:: INFORMATION SUPPLIED ::
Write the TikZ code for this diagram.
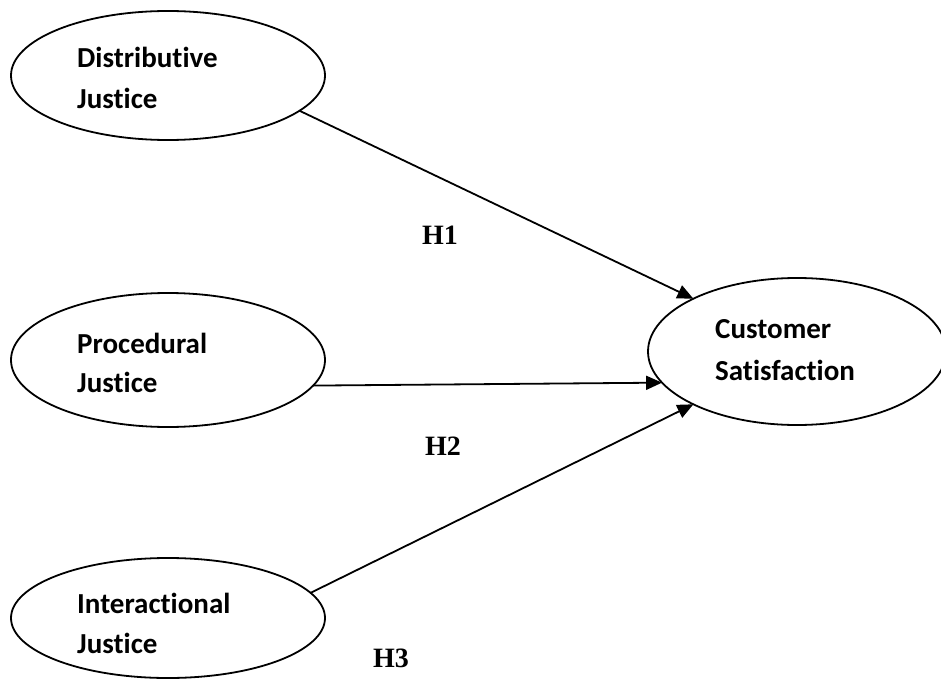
\documentclass[tikz,border=0pt]{standalone}
\usepackage{fontspec}
\setmainfont{Carlito}[Ligatures=NoCommon]
\newfontfamily\hfont{Liberation Serif}
\usetikzlibrary{shapes.geometric,arrows.meta}
\tikzset{
  construct/.style={draw=black, line width=1.8pt, ellipse, outer sep=0pt, inner sep=0pt},
  lbl/.style={anchor=base west, inner sep=0pt, font=\fontsize{29}{33}\selectfont\bfseries},
  hyp/.style={anchor=base west, inner sep=0pt, font=\fontsize{28}{32}\selectfont\hfont\bfseries},
  path/.style={draw=black, line width=1.8pt, -{Triangle[length=16pt,width=14pt]}}
}
\begin{document}
\begin{tikzpicture}[x=1pt,y=-1pt]
\useasboundingbox (0,0) rectangle (941,679);
% constructs
\node[construct, minimum width=314pt, minimum height=129pt] (dj) at (168,75.5) {};
\node[construct, minimum width=314pt, minimum height=134pt] (pj) at (168,360) {};
\node[construct, minimum width=314pt, minimum height=120pt] (ij) at (168,618) {};
\node[construct, minimum width=298pt, minimum height=147pt] (cs) at (797,351.5) {};
% labels
\node[lbl] (dj1) at (77,68) {Distributive};
\node[lbl] (dj2) at (77,109) {Justice};
\node[lbl] (pj1) at (77,353) {Procedural};
\node[lbl] (pj2) at (77,392) {Justice};
\node[lbl] (ij1) at (77,613) {Interactional};
\node[lbl] (ij2) at (77,653) {Justice};
\node[lbl] (cs1) at (715,338) {Customer};
\node[lbl] (cs2) at (715,380) {Satisfaction};
% hypotheses
\node[hyp] (h1) at (422,244) {H1};
\node[hyp] (h2) at (425,455) {H2};
\node[hyp] (h3) at (373,667) {H3};
% paths
\draw[path] (dj.-15.4) -- (cs.153);
\draw[path] (pj.-10.4) -- (cs.-167);
\draw[path] (ij.10.8) -- (cs.207.4);
\end{tikzpicture}
\end{document}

:: WRITTEN TASK ::
Copy out each line exactly, without the pictures.

:: THE REPLY ::
Write the TikZ code for this diagram.
\documentclass[tikz,border=0pt]{standalone}
\usepackage{fontspec}
\setmainfont{Carlito}[Ligatures=NoCommon]
\newfontfamily\hfont{Liberation Serif}
\usetikzlibrary{shapes.geometric,arrows.meta}
\tikzset{
  construct/.style={draw=black, line width=1.8pt, ellipse, outer sep=0pt, inner sep=0pt},
  lbl/.style={anchor=base west, inner sep=0pt, font=\fontsize{29}{33}\selectfont\bfseries},
  hyp/.style={anchor=base west, inner sep=0pt, font=\fontsize{28}{32}\selectfont\hfont\bfseries},
  path/.style={draw=black, line width=1.8pt, -{Triangle[length=16pt,width=14pt]}}
}
\begin{document}
\begin{tikzpicture}[x=1pt,y=-1pt]
\useasboundingbox (0,0) rectangle (941,679);
% constructs
\node[construct, minimum width=314pt, minimum height=129pt] (dj) at (168,75.5) {};
\node[construct, minimum width=314pt, minimum height=134pt] (pj) at (168,360) {};
\node[construct, minimum width=314pt, minimum height=120pt] (ij) at (168,618) {};
\node[construct, minimum width=298pt, minimum height=147pt] (cs) at (797,351.5) {};
% labels
\node[lbl] (dj1) at (77,68) {Distributive};
\node[lbl] (dj2) at (77,109) {Justice};
\node[lbl] (pj1) at (77,353) {Procedural};
\node[lbl] (pj2) at (77,392) {Justice};
\node[lbl] (ij1) at (77,613) {Interactional};
\node[lbl] (ij2) at (77,653) {Justice};
\node[lbl] (cs1) at (715,338) {Customer};
\node[lbl] (cs2) at (715,380) {Satisfaction};
% hypotheses
\node[hyp] (h1) at (422,244) {H1};
\node[hyp] (h2) at (425,455) {H2};
\node[hyp] (h3) at (373,667) {H3};
% paths
\draw[path] (dj.-15.4) -- (cs.153);
\draw[path] (pj.-10.4) -- (cs.-167);
\draw[path] (ij.10.8) -- (cs.207.4);
\end{tikzpicture}
\end{document}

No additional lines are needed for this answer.